I often wonder if the dark places or times in our lives can be invitations to “turn on” or seek for more light through relationships that encourage our soul, studies that can help us sort out the confusion we feel in the dark, or even seek someone to walk alongside as counselor or spiritual director. Isolation in the dark places only breeds more darkness.
In our new series beginning this Sunday, we are playing with the SAD acronym and calling out a condition called “Spiritual Affective Disorder,” considering how the uncertainty and pace of life can keep us from the spiritual and emotional wellbeing that the Creator desires for us.

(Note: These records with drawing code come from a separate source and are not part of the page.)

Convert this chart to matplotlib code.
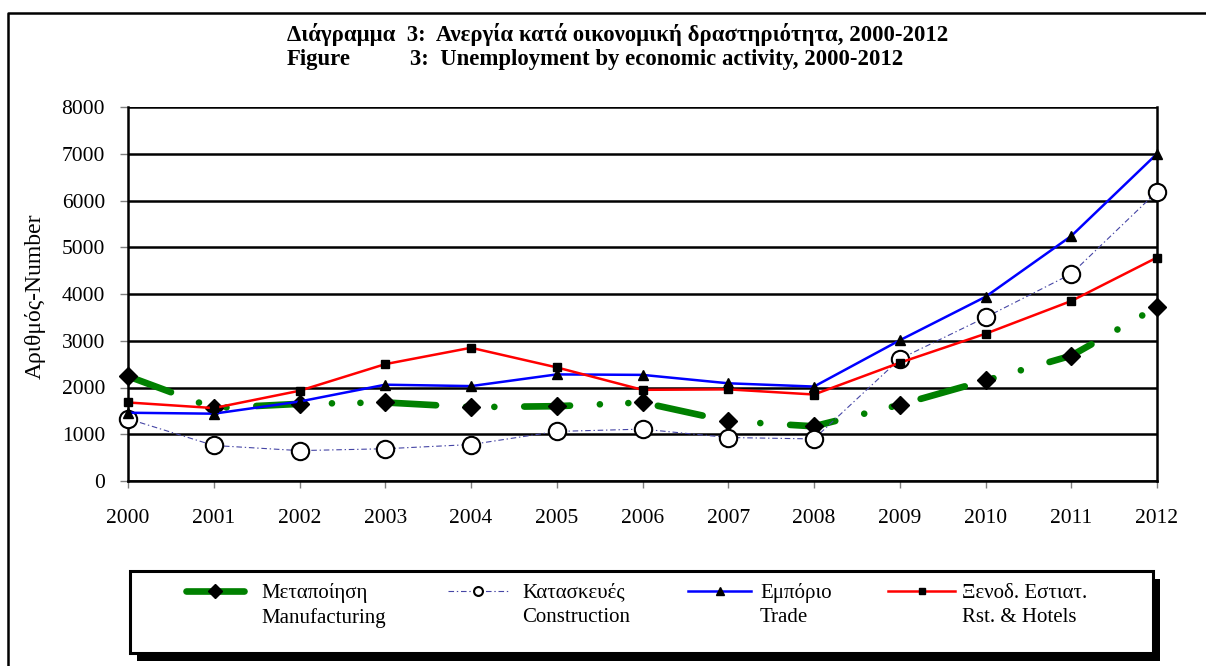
import numpy as np
import matplotlib as mpl
import matplotlib.pyplot as plt
from matplotlib.lines import Line2D
from matplotlib.patches import Rectangle

mpl.rcParams['font.family'] = ['Liberation Serif', 'DejaVu Serif']
mpl.rcParams['lines.scale_dashes'] = False

years = [2000, 2001, 2002, 2003, 2004, 2005, 2006, 2007, 2008, 2009, 2010, 2011, 2012]
manufacturing = [2240, 1560, 1650, 1680, 1580, 1600, 1680, 1280, 1170, 1630, 2150, 2680, 3720]
construction = [1330, 760, 650, 690, 780, 1060, 1110, 930, 900, 2610, 3500, 4430, 6190]
trade = [1460, 1440, 1700, 2060, 2030, 2280, 2270, 2090, 2020, 3010, 3940, 5240, 7000]
hotels = [1680, 1560, 1930, 2500, 2850, 2430, 1950, 1960, 1850, 2530, 3150, 3850, 4780]

labels_gr = ['Μεταποίηση', 'Κατασκευές', 'Εμπόριο', 'Ξενοδ. Εστιατ.']
labels_en = ['Manufacturing', 'Construction', 'Trade', 'Rst. & Hotels']
yticks = [0, 1000, 2000, 3000, 4000, 5000, 6000, 7000, 8000]

W, H = 1206, 666
fig = plt.figure(figsize=(W / 100, H / 100), dpi=100)

def fx(x):
    return x / W

def fy(y):
    return 1 - y / H

ax = fig.add_axes([fx(128), fy(481), fx(1157) - fx(128), fy(107) - fy(481)])

green_style = dict(color='#008000', lw=4.8, ls=(0, (33, 21.5, 0.01, 20.5, 0.01, 21.5)),
                   dash_capstyle='round', marker='D', ms=9.5, mfc='black', mec='black')
cons_style = dict(color='#4545a5', lw=0.8, ls=(0, (4, 2, 1, 2)),
                  marker='o', ms=12.5, mfc='white', mec='black', mew=1.5)
trade_style = dict(color='#0000ff', lw=1.8, marker='^', ms=7, mfc='black', mec='black')
hotel_style = dict(color='#ff0000', lw=1.8, marker='s', ms=6, mfc='black', mec='black')
styles = [green_style, cons_style, trade_style, hotel_style]

for vals, st in zip([manufacturing, construction, trade, hotels], styles):
    ax.plot(years, vals, clip_on=False, zorder=3, **st)

ax.set_xlim(2000, 2012)
ax.set_ylim(0, 8000)
ax.set_xticks(years)
ax.set_yticks(yticks)
ax.tick_params(axis='x', length=5, width=1, color='#808080', pad=15, labelsize=15.5)
ax.tick_params(axis='y', length=5.5, width=1, color='#808080', pad=11, labelsize=15.5)
for yv in yticks:
    ax.axhline(yv, color='black', lw=1.8, zorder=1)
for side in ['left', 'right', 'bottom']:
    ax.spines[side].set_linewidth(1.8)
ax.spines['top'].set_visible(False)

fig.text(fx(35), fy(296), 'Αριθμός-Number', rotation=90, fontsize=17,
         ha='center', va='center')

fig.text(fx(287), fy(35), 'Διάγραμμα  3:  Ανεργία κατά οικονομική δραστηριότητα, 2000-2012',
         fontsize=16.4, fontweight='bold', ha='left', va='center')
fig.text(fx(287), fy(60), 'Figure', fontsize=16.4, fontweight='bold', ha='left', va='center')
fig.text(fx(410), fy(60), '3:  Unemployment by economic activity, 2000-2012',
         fontsize=16.4, fontweight='bold', ha='left', va='center')

# outer frame (cropped on the right and bottom)
fig.add_artist(Line2D([fx(8), fx(8), fx(W)], [fy(H), fy(13), fy(13)],
                      transform=fig.transFigure, color='black', lw=1.8))

# legend box with shadow
fig.add_artist(Rectangle((fx(137), fy(661)), fx(1153) - fx(130), fy(571) - fy(653),
                         transform=fig.transFigure, facecolor='black', edgecolor='none'))
fig.add_artist(Rectangle((fx(130), fy(653)), fx(1153) - fx(130), fy(571) - fy(653),
                         transform=fig.transFigure, facecolor='white', edgecolor='black', lw=2.2))

hx0 = [186, 448, 688, 888]
hx1 = [244, 508, 751, 955]
tx = [261, 522, 760, 962]
for i, st in enumerate(styles):
    st2 = dict(st)
    st2.pop('marker')
    if i == 0:
        st2['ls'] = '-'
        st2['solid_capstyle'] = 'round'
    fig.add_artist(Line2D([fx(hx0[i]), fx(hx1[i])], [fy(591), fy(591)],
                          transform=fig.transFigure, **st2))
    ms = 8 if i == 1 else st['ms']
    fig.add_artist(Line2D([fx((hx0[i] + hx1[i]) / 2)], [fy(591)],
                          transform=fig.transFigure, marker=st['marker'],
                          ms=ms * 0.8, mfc=st['mfc'], mec=st['mec'],
                          mew=st.get('mew', 1), ls='none'))
    fig.text(fx(tx[i]), fy(593), labels_gr[i], fontsize=15, ha='left', va='center')
    fig.text(fx(tx[i]), fy(618), labels_en[i], fontsize=15, ha='left', va='center')

fig.savefig('out.png', dpi=100)
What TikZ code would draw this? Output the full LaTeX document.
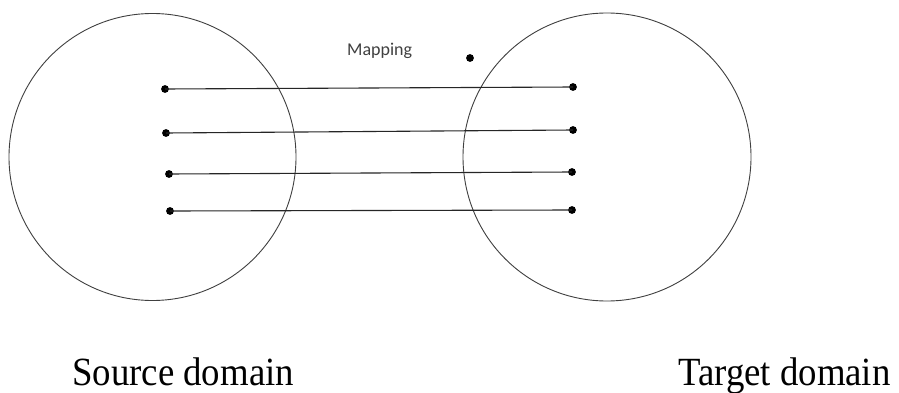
\documentclass[tikz,border=0pt]{standalone}
\usepackage{fontspec}
\setmainfont{Liberation Serif}
\newfontfamily\labelfont{Carlito}
\begin{document}
\begin{tikzpicture}[x=1pt,y=-1pt,
  setcircle/.style={draw=black!75,line width=0.9pt,circle,inner sep=0pt},
  pt/.style={circle,fill=black,inner sep=0pt,minimum size=7.8pt},
  mapline/.style={draw=black!85,line width=1.1pt},
  caption/.style={font=\fontsize{40}{42}\selectfont,inner sep=0pt,xscale=0.92,anchor=base west},
  maplabel/.style={font=\labelfont\fontsize{18}{20}\selectfont,text=black!75,inner sep=0pt,anchor=base west}]
  \useasboundingbox (0,0) rectangle (899,393);
  \fill[white] (0,0) rectangle (899,393);

  % the two domains
  \node[setcircle,minimum size=287pt] (src) at (152.5,157) {};
  \node[setcircle,minimum size=288pt] (tgt) at (607,157) {};

  % elements of the source domain
  \node[pt] (s1) at (165,89) {};
  \node[pt] (s2) at (166,133) {};
  \node[pt] (s3) at (169,174) {};
  \node[pt] (s4) at (170,211) {};

  % elements of the target domain
  \node[pt] (t1) at (573,87) {};
  \node[pt] (t2) at (573,130) {};
  \node[pt] (t3) at (572,172) {};
  \node[pt] (t4) at (572,210) {};
  \node[pt] (t0) at (470,58) {};

  % the mapping
  \draw[mapline] (s1.center) -- (t1.center);
  \draw[mapline] (s2.center) -- (t2.center);
  \draw[mapline] (s3.center) -- (t3.center);
  \draw[mapline] (s4.center) -- (t4.center);

  \node[maplabel] (map) at (347,56) {Mapping};

  % captions
  \node[caption] (srccap) at (72,385) {Source domain};
  \node[caption] (tgtcap) at (678,385) {Target domain};
\end{tikzpicture}
\end{document}
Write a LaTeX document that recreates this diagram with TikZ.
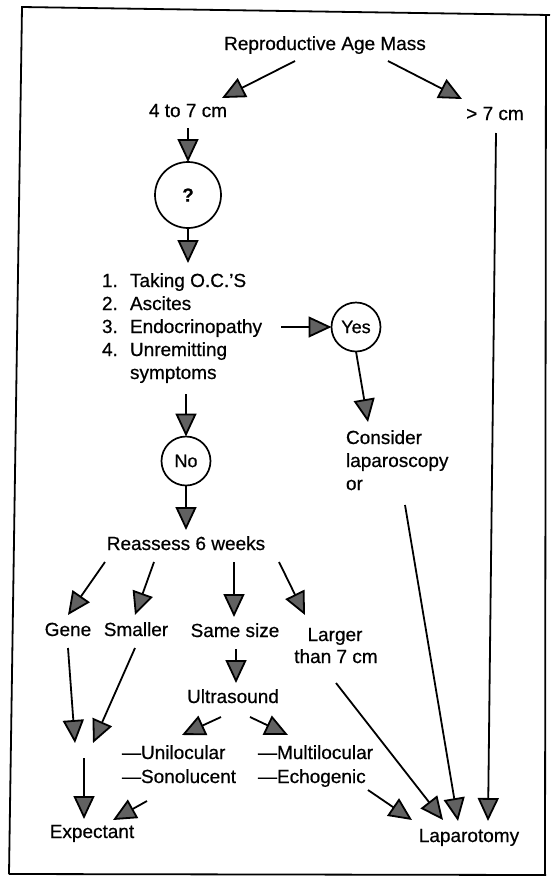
\documentclass[tikz,border=0pt]{standalone}
\usepackage{fontspec}
\setmainfont{Liberation Sans}[FakeBold=0.6]
\usetikzlibrary{arrows.meta}
\begin{document}
\begin{tikzpicture}[x=1pt,y=-1pt,
  lbl/.style={font=\fontsize{19}{23}\selectfont, inner sep=0pt, outer sep=0pt, anchor=base},
  lblw/.style={lbl, anchor=base west},
  circ/.style={circle, draw, line width=1.7pt, inner sep=0pt, outer sep=0pt, font=\fontsize{18}{22}\selectfont},
  arr/.style={line width=1.8pt, -{Triangle[length=23pt,width=21pt,fill=black!62]}},
  frame/.style={line width=1.8pt}
]
\useasboundingbox (0,0) rectangle (550,876);
% frame
\draw[frame] (9,874) -- (22,7) -- (550,15);
\draw[frame] (546,15) -- (545,876);
\draw[frame] (9,874) -- (546,875);

% nodes
\node[lbl] (rep) at (325,50) {Reproductive Age Mass};
\node[lbl] (four) at (188,117) {4 to 7 cm};
\node[lbl] (gt) at (495,120) {> 7 cm};
\node[circ, minimum size=66pt, font=\fontsize{19}{22}\selectfont\bfseries] (q) at (188,195) {?};
\node[lblw] (l1) at (102,287) {\makebox[28pt][l]{1.}Taking O.C.'S};
\node[lblw] (l2) at (102,310) {\makebox[28pt][l]{2.}Ascites};
\node[lblw] (l3) at (102,333) {\makebox[28pt][l]{3.}Endocrinopathy};
\node[lblw] (l4) at (102,356) {\makebox[28pt][l]{4.}Unremitting};
\node[lblw] (l5) at (102,379) {\makebox[28pt][l]{}symptoms};
\node[circ, minimum size=49pt] (yes) at (356,327) {Yes};
\node[lblw] (c1) at (346,444) {Consider};
\node[lblw] (c2) at (346,467) {laparoscopy};
\node[lblw] (c3) at (346,490) {or};
\node[circ, minimum size=49pt] (no) at (186,461) {No};
\node[lbl] (re) at (186,550) {Reassess 6 weeks};
\node[lbl] (gene) at (68,636) {Gene};
\node[lbl] (sm) at (136,636) {Smaller};
\node[lbl] (same) at (235,637) {Same size};
\node[lbl] (lg) at (335,641) {Larger};
\node[lbl] (than) at (336,663) {than 7 cm};
\node[lbl] (us) at (233,703) {Ultrasound};
\node[lblw] (uni) at (122,759) {—Unilocular};
\node[lblw] (sono) at (122,783) {—Sonolucent};
\node[lblw] (multi) at (258,759) {—Multilocular};
\node[lblw] (echo) at (258,783) {—Echogenic};
\node[lbl] (exp) at (92,838) {Expectant};
\node[lbl] (lap) at (469,842) {Laparotomy};
\coordinate (merge) at (84,750);

% connectors
\draw[arr] ([shift={(-30,11)}]rep.base) -- ([shift={(34,-19)}]four.base);
\draw[arr] ([shift={(63,11)}]rep.base) -- ([shift={(-33,-21)}]gt.base);
\draw[arr] ([shift={(0,11)}]four.base) -- (q.north);
\draw[arr] (q.south) -- ([shift={(86,-24)}]l1.base west);
\draw[arr] ([shift={(179,-6)}]l3.base west) -- (yes.west);
\draw[arr] (yes.south) -- ([shift={(22,-22)}]c1.base west);
\draw[arr] ([shift={(84,15)}]l5.base west) -- (no.north);
\draw[arr] (no.south) -- ([shift={(0,-20)}]re.base);
\draw[arr] ([shift={(-81,12)}]re.base) -- ([shift={(0,-21)}]gene.base);
\draw[arr] ([shift={(-32,12)}]re.base) -- ([shift={(-1,-21)}]sm.base);
\draw[arr] ([shift={(48,12)}]re.base) -- ([shift={(-1,-20)}]same.base);
\draw[arr] ([shift={(93,12)}]re.base) -- ([shift={(-30,-26)}]lg.base);
\draw[arr] ([shift={(1,12)}]same.base) -- ([shift={(3,-20)}]us.base);
\draw[arr] ([shift={(-12,14)}]us.base) -- ([shift={(60,-24)}]uni.base west);
\draw[arr] ([shift={(17,14)}]us.base) -- ([shift={(30,-24)}]multi.base west);
\draw[arr] ([shift={(0,12)}]gene.base) -- ([shift={(-9,-7)}]merge);
\draw[arr] ([shift={(-1,12)}]sm.base) -- ([shift={(9,-7)}]merge);
\draw[arr] ([shift={(0,8)}]merge) -- ([shift={(-8,-19)}]exp.base);
\draw[arr] ([shift={(25,18)}]sono.base west) -- ([shift={(21,-18)}]exp.base);
\draw[arr] ([shift={(110,7)}]echo.base west) -- ([shift={(-57,-22)}]lap.base);
\draw[arr] ([shift={(0,20)}]than.base) -- ([shift={(-26,-22)}]lap.base);
\draw[arr] ([shift={(59,15)}]c3.base west) -- ([shift={(-11,-21)}]lap.base);
\draw[arr] ([shift={(1,13)}]gt.base) -- ([shift={(19,-21)}]lap.base);
\end{tikzpicture}
\end{document}
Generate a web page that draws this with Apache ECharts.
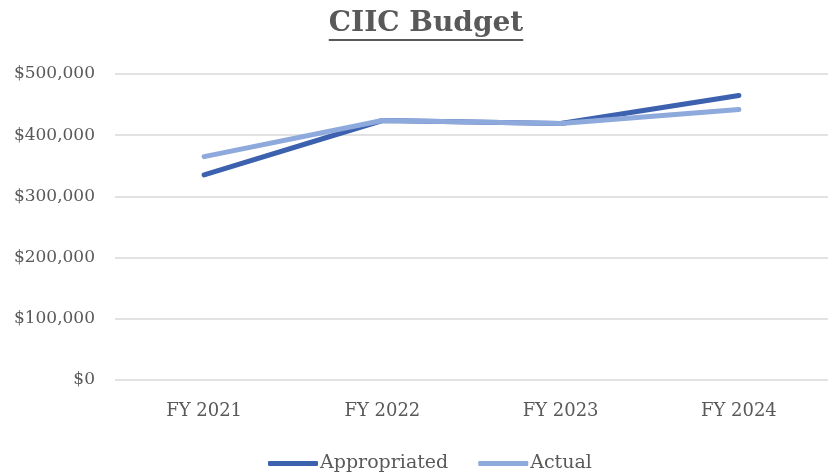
<!DOCTYPE html>
<html><head><meta charset="utf-8">
<script src="https://cdn.jsdelivr.net/npm/echarts@6/dist/echarts.min.js"></script>
<style>html,body{margin:0;padding:0;background:#fff}#c{width:835px;height:474px}</style>
</head><body><div id="c"></div>
<script>
const categories = ['FY 2021', 'FY 2022', 'FY 2023', 'FY 2024'];
const appropriated = [335000, 424000, 419000, 465000];
const actual = [365000, 424000, 419000, 442000];
const seriesNames = ['Appropriated', 'Actual'];
const titleText = 'CIIC Budget';

const FONT = 'DejaVu Serif';
const TXT = '#595959';
const chart = echarts.init(document.getElementById('c'));

const titleFont = 'bold 28px "' + FONT + '"';
const cv = document.createElement('canvas').getContext('2d');
cv.font = titleFont;
const tw = cv.measureText(titleText).width;
const cx = 426;

chart.setOption({
  backgroundColor: '#fff',
  animation: false,
  title: {
    text: titleText, left: cx - tw / 2, top: 10, padding: 0,
    textStyle: { fontFamily: FONT, fontWeight: 'bold', fontSize: 28, color: TXT }
  },
  graphic: [{
    type: 'line', shape: { x1: cx - tw / 2, y1: 40, x2: cx + tw / 2, y2: 40 },
    style: { stroke: TXT, lineWidth: 2 }
  }],
  grid: { left: 115, right: 7, top: 74, bottom: 94 },
  legend: {
    top: 449, left: 263, itemWidth: 50, itemHeight: 5, itemGap: 30,
    icon: 'roundRect',
    textStyle: { fontFamily: FONT, fontSize: 19, color: TXT, padding: [0, 0, 0, -3] },
    data: seriesNames
  },
  xAxis: {
    type: 'category', data: categories, boundaryGap: true,
    axisLine: { show: false }, axisTick: { show: false },
    axisLabel: { fontFamily: FONT, fontSize: 18, color: TXT, margin: 22 }
  },
  yAxis: {
    type: 'value', min: 0, max: 500000, interval: 100000,
    axisLine: { show: false }, axisTick: { show: false },
    splitLine: { lineStyle: { color: '#d9d9d9', width: 1.5 } },
    axisLabel: {
      fontFamily: FONT, fontSize: 17, color: TXT, margin: 20,
      formatter: v => '$' + v.toLocaleString('en-US')
    }
  },
  series: [
    { name: seriesNames[0], type: 'line', data: appropriated, showSymbol: false, symbol: 'none',
      color: '#3C61AF', lineStyle: { width: 5, cap: 'round', join: 'round' } },
    { name: seriesNames[1], type: 'line', data: actual, showSymbol: false, symbol: 'none',
      color: '#8EA9DB', lineStyle: { width: 5, cap: 'round', join: 'round' } }
  ]
});
</script></body></html>
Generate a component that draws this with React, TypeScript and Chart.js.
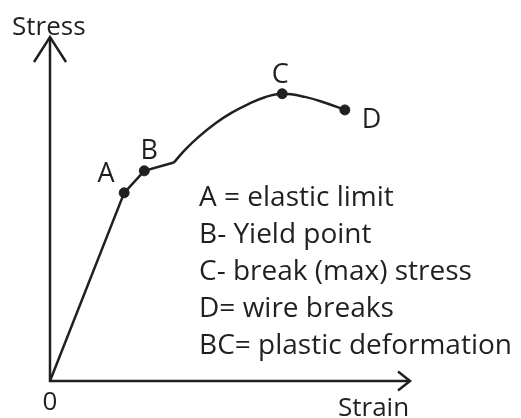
import React, { useEffect, useRef } from "react";
import { Chart, registerables } from "chart.js";

Chart.register(...registerables);

// Elastic (straight) part: origin -> A -> B -> kink
const elasticX = [0, 20.6, 26.2, 34.4];
const elasticY = [0, 54.7, 61.1, 63.5];
// Plastic (curved) part: kink -> C -> D
const plasticX = [34.4, 37.5, 41.2, 45.8, 50.5, 55.1, 59.7, 64.5, 70.8, 76.4, 81.9];
const plasticY = [63.5, 67.2, 70.9, 74.8, 78.0, 80.5, 82.5, 83.5, 82.6, 80.9, 78.8];
// Marked points
const pointLabels = ["A", "B", "C", "D"];
const pointX = [20.6, 26.2, 64.5, 81.9];
const pointY = [54.7, 61.1, 83.5, 78.8];
// Axis labels and key
const xAxisLabel = "Strain";
const yAxisLabel = "Stress";
const originLabel = "0";
const keyLines = [
  "A = elastic limit",
  "B- Yield point",
  "C- break (max) stress",
  "D= wire breaks",
  "BC= plastic deformation",
];

const INK = "#231f20";
const FONT = "26px 'Open Sans'";
const KEY_FONT = "28px 'Open Sans'";
const LABEL_FONT = "27px 'Open Sans'";

const toXY = (xs: number[], ys: number[]) => xs.map((x, i) => ({ x, y: ys[i] }));

export default function App() {
  const ref = useRef<HTMLCanvasElement | null>(null);

  useEffect(() => {
    if (!ref.current) return;
    const labelOffsets: Record<string, [number, number, CanvasTextAlign]> = {
      A: [-18, -11, "center"],
      B: [5, -12, "center"],
      C: [-2, -11, "center"],
      D: [17, 18, "left"],
    };
    const decor = {
      id: "decor",
      beforeDatasetsDraw(chart: any) {
        const ctx = chart.ctx as CanvasRenderingContext2D;
        const xs = chart.scales.x;
        const ys = chart.scales.y;
        const x0 = xs.getPixelForValue(0);
        const x1 = xs.getPixelForValue(100);
        const y0 = ys.getPixelForValue(0);
        const y1 = ys.getPixelForValue(100);
        ctx.save();
        ctx.strokeStyle = INK;
        ctx.lineWidth = 2.5;
        ctx.lineCap = "butt";
        ctx.lineJoin = "miter";
        ctx.beginPath();
        ctx.moveTo(x0, y1);
        ctx.lineTo(x0, y0);
        ctx.lineTo(x1, y0);
        ctx.stroke();
        // Y arrow head
        ctx.beginPath();
        ctx.moveTo(x0 - 16, y1 + 25);
        ctx.lineTo(x0, y1);
        ctx.lineTo(x0 + 16, y1 + 25);
        ctx.stroke();
        // X arrow head
        ctx.beginPath();
        ctx.moveTo(x1 - 12, y0 - 9.5);
        ctx.lineTo(x1, y0);
        ctx.lineTo(x1 - 12, y0 + 9.5);
        ctx.stroke();
        ctx.restore();
      },
      afterDraw(chart: any) {
        const ctx = chart.ctx as CanvasRenderingContext2D;
        const xs = chart.scales.x;
        const ys = chart.scales.y;
        const x0 = xs.getPixelForValue(0);
        const x1 = xs.getPixelForValue(100);
        const y0 = ys.getPixelForValue(0);
        const y1 = ys.getPixelForValue(100);
        ctx.save();
        ctx.fillStyle = INK;
        ctx.font = FONT;
        ctx.textBaseline = "alphabetic";
        ctx.textAlign = "left";
        ctx.fillText(yAxisLabel, x0 - 38, y1 - 2);
        ctx.textAlign = "center";
        ctx.fillText(originLabel, x0, y0 + 29);
        ctx.textAlign = "left";
        ctx.fillText(xAxisLabel, x1 - 72, y0 + 35);
        ctx.font = LABEL_FONT;
        pointLabels.forEach((lab, i) => {
          const px = xs.getPixelForValue(pointX[i]);
          const py = ys.getPixelForValue(pointY[i]);
          const [dx, dy, al] = labelOffsets[lab];
          ctx.textAlign = al;
          ctx.fillText(lab, px + dx, py + dy);
        });
        ctx.font = KEY_FONT;
        ctx.textAlign = "left";
        const kx = xs.getPixelForValue(41.4);
        const ky = ys.getPixelForValue(51);
        keyLines.forEach((t, i) => {
          ctx.fillText(t, kx, ky + i * 37.2);
        });
        ctx.restore();
      },
    };

    const chart = new Chart(ref.current, {
      type: "scatter",
      data: {
        datasets: [
          {
            data: toXY(elasticX, elasticY),
            showLine: true,
            borderColor: INK,
            borderWidth: 2.5,
            pointRadius: 0,
            tension: 0,
            order: 2,
          },
          {
            data: toXY(plasticX, plasticY),
            showLine: true,
            borderColor: INK,
            borderWidth: 2.5,
            pointRadius: 0,
            tension: 0.4,
            order: 2,
          },
          {
            data: toXY(pointX, pointY),
            showLine: false,
            backgroundColor: INK,
            borderColor: INK,
            pointRadius: 5,
            order: 1,
          },
        ],
      },
      options: {
        animation: false,
        responsive: false,
        devicePixelRatio: 1,
        layout: { padding: { left: 50, top: 37, right: 111, bottom: 37 } },
        plugins: { legend: { display: false }, tooltip: { enabled: false } },
        scales: {
          x: { type: "linear", min: 0, max: 100, display: false },
          y: { type: "linear", min: 0, max: 100, display: false },
        },
      },
      plugins: [decor],
    } as any);
    return () => chart.destroy();
  }, []);

  return (
    <div style={{ position: "fixed", left: 0, top: 0, width: 521, height: 418, background: "#fff" }}>
      <canvas ref={ref} width={521} height={418} style={{ display: "block" }} />
    </div>
  );
}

Through worship, Renew and our new study that enhances this series, Crafting a Rule of Life, we are inviting you to experience spiritual practices as an antidote, and highlight how everyday life activities can become healing practices—boosting our mood and helping us shine a light on the “blahs.
So Arise shine! For The true light, which gives light to everyone, has come to you! See you Sunday and bring a friend.
Seeking the Light,
The passage in the Book of Isaiah says, “Arise, shine; for your light has come.” This does not mean that we are supposed to feel good all the time or else we’re not worth anything. It means that each day is a new chance to do things for ourselves and others that helps heal what feels broken, a little bit at a time. Sometimes just the act of getting out of bed is all that is required. What do you notice about how you deal with stress, anxiety, and uncertainty? What are the messages that you tell yourself that are likely not true (like “I’m such a slacker” or “This will never end”)?
Share mental health resources with those who need them. Maybe you need some encouragement? Counseling referrals are available from Pastor Tammy or take time for a monthly spiritual direction or EPIC coaching session. Just reach out!
Is there a friend or family member who may find encouragement through this series? Invite them on a Sunday or to come to the new Sunday evening study group, Crafting a Rule of Life. You could also do this study in a triad with two friends. During this series consider placing an electric candle in a window of your home to represent a place of welcome and the light of Christ who has taken us out of darkness and brought us into His wonderful light.
Use the SAD journal as a guide during the series as a tool of encouragement - you will receive a card in worship that you can use as a reminder of God’s invitation and love. Use all of these tools along with the study to prompt sharing with those in your small group how you are dealing with the winter blues and blahs and pray for each other.